Ingredients:
- 4 boneless, skinless chicken breasts (about 6 oz/170g each)
- 2 tablespoons olive oil (30ml)
- 1 tablespoon lemon zest (from about 1 large lemon)
- 2 tablespoons freshly cracked black pepper (or coarse ground)
- 1 teaspoon garlic powder
- 1/2 teaspoon salt
- 1/4 teaspoon red pepper flakes (optional, for a kick!)
- 2 tablespoons unsalted butter (30g)
- 2 tablespoons lemon juice (freshly squeezed, about 1/2 lemon)
- 1 tablespoon chopped fresh parsley (for garnish)
Instructions:
- Pat chicken breasts dry with paper towels.
- In a small bowl, combine lemon zest, black pepper, garlic powder, salt, and red pepper flakes (if using). Rub the mixture evenly over both sides of the chicken breasts.
- Heat olive oil in a large skillet over medium-high heat.

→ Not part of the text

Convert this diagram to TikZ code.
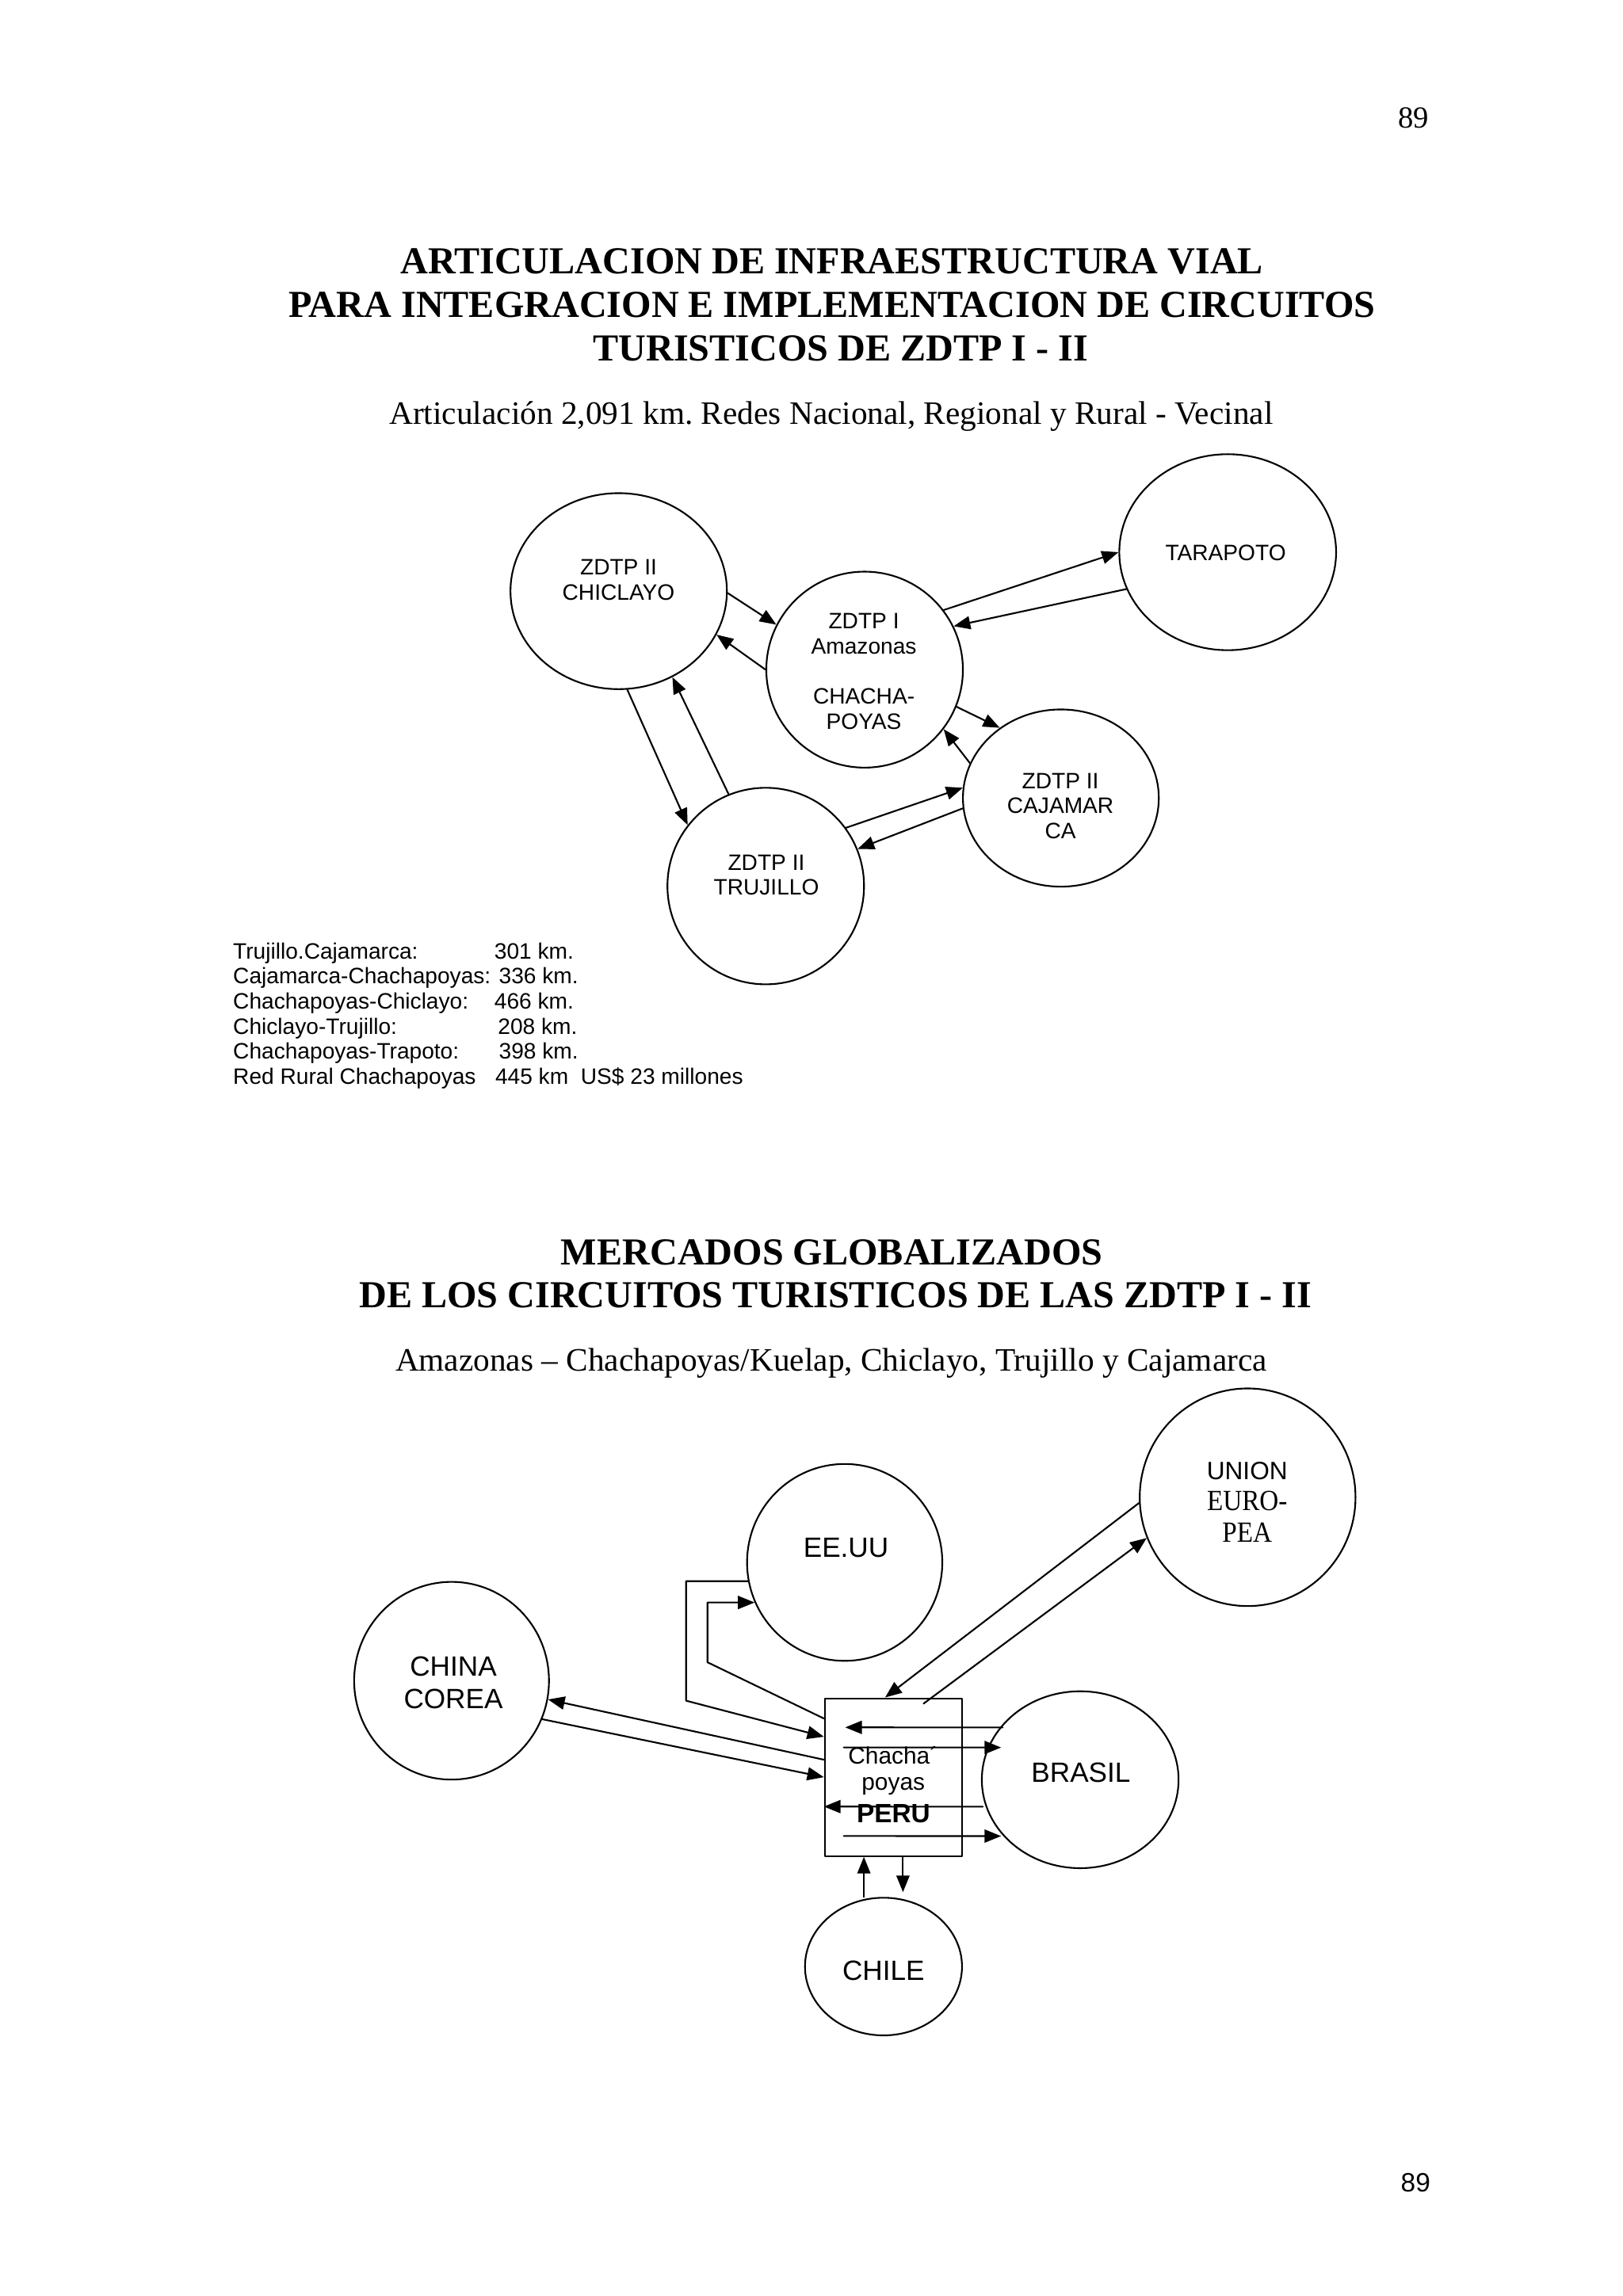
\documentclass[tikz,border=0pt]{standalone}
\usepackage{fontspec}
\setmainfont{Liberation Serif}
\setsansfont{Liberation Sans}
\usepackage{graphicx}
\usetikzlibrary{arrows.meta, shapes.geometric, calc}
\frenchspacing

\tikzset{
	zona/.style={draw, ellipse, line width=0.6pt, inner sep=0pt},
	flecha/.style={-{Triangle[length=2.1mm, width=1.65mm]}, line width=0.6pt},
	rot/.style={font=\sffamily\fontsize{8}{9}\selectfont, align=center, inner sep=0pt},
	rotb/.style={font=\sffamily\fontsize{10}{11.6}\selectfont, align=center, inner sep=0pt},
	titulo/.style={font=\bfseries\fontsize{13.7}{15.6}\selectfont, anchor=base, inner sep=0pt},
	subtit/.style={font=\fontsize{11.75}{14}\selectfont, anchor=base, inner sep=0pt},
	leyenda/.style={font=\sffamily\fontsize{8}{9}\selectfont, anchor=base west, inner sep=0pt}
}

\begin{document}
\begin{tikzpicture}[x=0.01848cm, y=-0.01848cm, line cap=round, line join=round]
				\useasboundingbox (0,0) rectangle (1108,1568);
				\node[font=\fontsize{11}{13}\selectfont, anchor=base, inner sep=0pt] (pagA) at (965,87.5) {89};
				% articulacion vial
				\node[titulo] (titA1) at (568,186.7) {ARTICULACION DE INFRAESTRUCTURA VIAL};
				\node[titulo] (titA2) at (568,216.5) {PARA INTEGRACION E IMPLEMENTACION DE CIRCUITOS};
				\node[titulo] (titA3) at (574,246.3) {TURISTICOS DE ZDTP I - II};
				\node[subtit] (subA) at (567.5,290) {Articulación 2,091 km. Redes Nacional, Regional y Rural - Vecinal};
				\node[zona, minimum width=2.73cm, minimum height=2.473cm] (chic) at (422.4,403.7) {};
				\node[zona, minimum width=2.48cm, minimum height=2.473cm] (amaz) at (590.3,457.3) {};
				\node[zona, minimum width=2.735cm, minimum height=2.473cm] (tara) at (838.2,377.1) {};
				\node[zona, minimum width=2.471cm, minimum height=2.236cm] (caja) at (724.3,545) {};
				\node[zona, minimum width=2.48cm, minimum height=2.48cm] (truj) at (522.8,605.1) {};
				\node[rot] (chicT) at (422.3,396.1) {ZDTP II\\CHICLAYO};
				\node[rot] (amazT) at (589.8,458.45) {ZDTP I\\Amazonas\\[9pt]CHACHA-\\POYAS};
				\node[rot] (taraT) at (836.8,377.6) {TARAPOTO};
				\node[rot] (cajaT) at (724,550.4) {ZDTP II\\CAJAMAR\\CA};
				\node[rot] (trujT) at (523.2,597.5) {ZDTP II\\TRUJILLO};
				\draw[flecha] (chic.-1) -- (amaz.153);
				\draw[flecha] (amaz.180) -- (chic.-24);
				\draw[flecha] (amaz.37) -- (tara.180);
				\draw[flecha] (tara.200) -- (amaz.26);
				\draw[flecha] (amaz.-22) -- (caja.131);
				\draw[flecha] (caja.159) -- (amaz.-37);
				\draw[flecha] (truj.36) -- (caja.174);
				\draw[flecha] (caja.186) -- (truj.22);
				\draw[flecha] (chic.-85) -- (truj.142);
				\draw[flecha] (truj.112) -- (chic.-58);
				\foreach \i/\yy/\xx/\ta/\tb in {
					1/655.1/337.2/Trujillo.Cajamarca:/301 km.,
					2/671.9/340.3/Cajamarca-Chachapoyas:/336 km.,
					3/689.0/337.2/Chachapoyas-Chiclayo:/466 km.,
					4/706.5/339.6/Chiclayo-Trujillo:/208 km.,
					5/723.3/340.3/Chachapoyas-Trapoto:/398 km.,
					6/740.4/337.8/Red Rural Chachapoyas/{445 km\ \ US\$ 23 millones}}{
					\node[leyenda] (legA\i) at (158.8,\yy) {\ta};
					\node[leyenda] (legB\i) at (\xx,\yy) {\tb};
				}
				% mercados globalizados
				\node[titulo] (titB1) at (568,863.6) {MERCADOS GLOBALIZADOS};
				\node[titulo] (titB2) at (570.5,892.8) {DE LOS CIRCUITOS TURISTICOS DE LAS ZDTP I - II};
				\node[subtit] (subB) at (567.5,936.5) {Amazonas – Chachapoyas/Kuelap, Chiclayo, Trujillo y Cajamarca};
				\node[zona, minimum width=2.463cm, minimum height=2.484cm] (eeuu) at (576.7,1067) {};
				\node[zona, minimum width=2.722cm, minimum height=2.746cm] (ue) at (851.8,1022.5) {};
				\node[zona, minimum width=2.458cm, minimum height=2.495cm] (china) at (308.3,1147.8) {};
				\node[zona, minimum width=2.482cm, minimum height=2.232cm] (brasil) at (737.5,1215.4) {};
				\node[zona, minimum width=1.981cm, minimum height=1.737cm] (chile) at (603.2,1343) {};
				\node[draw, line width=0.6pt, minimum width=1.735cm, minimum height=1.99cm, inner sep=0pt] (box) at (610.05,1213.65) {};
				\node[rotb] (eeuuT) at (577.6,1057.2) {EE.UU};
				\node[rotb] (chinaT) at (309.5,1149.2) {CHINA\\COREA};
				\node[rotb] (brasilT) at (738,1210.4) {BRASIL};
				\node[rotb] (chileT) at (603.2,1346) {CHILE};
				\node[font=\sffamily\fontsize{9}{11}\selectfont, inner sep=0pt] (ueT1) at (851.5,1004.4) {UNION};
				\node[font=\fontsize{10.5}{11}\selectfont, inner sep=0pt] (ueT2) at (851.5,1025.2) {\scalebox{0.9}[1]{EURO-}};
				\node[font=\fontsize{10.5}{11}\selectfont, inner sep=0pt] (ueT3) at (851.5,1046.8) {\scalebox{0.9}[1]{PEA}};
				\node[font=\sffamily\fontsize{8.5}{9.5}\selectfont, anchor=base, inner sep=0pt] (pcha) at (607,1204.5) {Chacha\rlap{´}};
				\node[font=\sffamily\fontsize{8.5}{9.5}\selectfont, anchor=base, inner sep=0pt] (ppoy) at (609.9,1222.6) {poyas};
				\node[font=\sffamily\bfseries\fontsize{9.5}{11}\selectfont, anchor=base, inner sep=0pt] (pperu) at (610,1244.6) {PERU};
				\draw[flecha] (eeuu.191) -- ++(-42.3,0) -- ++(0,81.6) -- ([yshift=0.51cm]box.west);
				\draw[flecha] ([yshift=0.74cm]box.west) -- ++(-79.5,-38.4) |- (eeuu.204);
				\draw[flecha] (ue.183) -- ([xshift=-0.106cm]box.north);
				\draw[flecha] ([shift={(20.5,4.2)}]box.north) -- (ue.202);
				\draw[flecha] ([yshift=0.22cm]box.west) -- (china.-11);
				\draw[flecha] (china.-23) -- (box.west);
				\draw[flecha] ([shift={(-53,-35.7)}]brasil.center) -- ([shift={(-33,-34)}]box.center);
				\draw[flecha] ([shift={(-34,-20.3)}]box.center) -- ([shift={(-54,-22)}]brasil.center);
				\draw[flecha] ([shift={(-66.5,18.4)}]brasil.center) -- ([shift={(0,20.1)}]box.west);
				\draw[flecha] ([shift={(-34,40.2)}]box.center) -- ([shift={(-54,38.5)}]brasil.center);
				\draw[flecha] ([xshift=-0.374cm]box.south |- chile.north) -- ([xshift=-0.374cm]box.south);
				\draw[flecha] ([xshift=0.119cm]box.south) -- ([xshift=0.119cm,yshift=0.06cm]box.south |- chile.north);
				\node[font=\sffamily\fontsize{9.5}{11}\selectfont, anchor=base, inner sep=0pt] (pagB) at (966.5,1497.1) {89};
			\end{tikzpicture}
\end{document}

- Carefully place the seasoned chicken breasts into the hot skillet.
- Cook for 5-7 minutes per side, or until the chicken is golden brown and cooked through. Use a meat thermometer to ensure an internal temperature of 165°F (74°C).
- Remove the chicken from the skillet and set aside to rest. Add butter to the skillet and let it melt. Stir in lemon juice and parsley. Cook for 1 minute, stirring constantly, until the sauce slightly thickens.
- Spoon the lemon butter sauce (if using) over the chicken and serve immediately.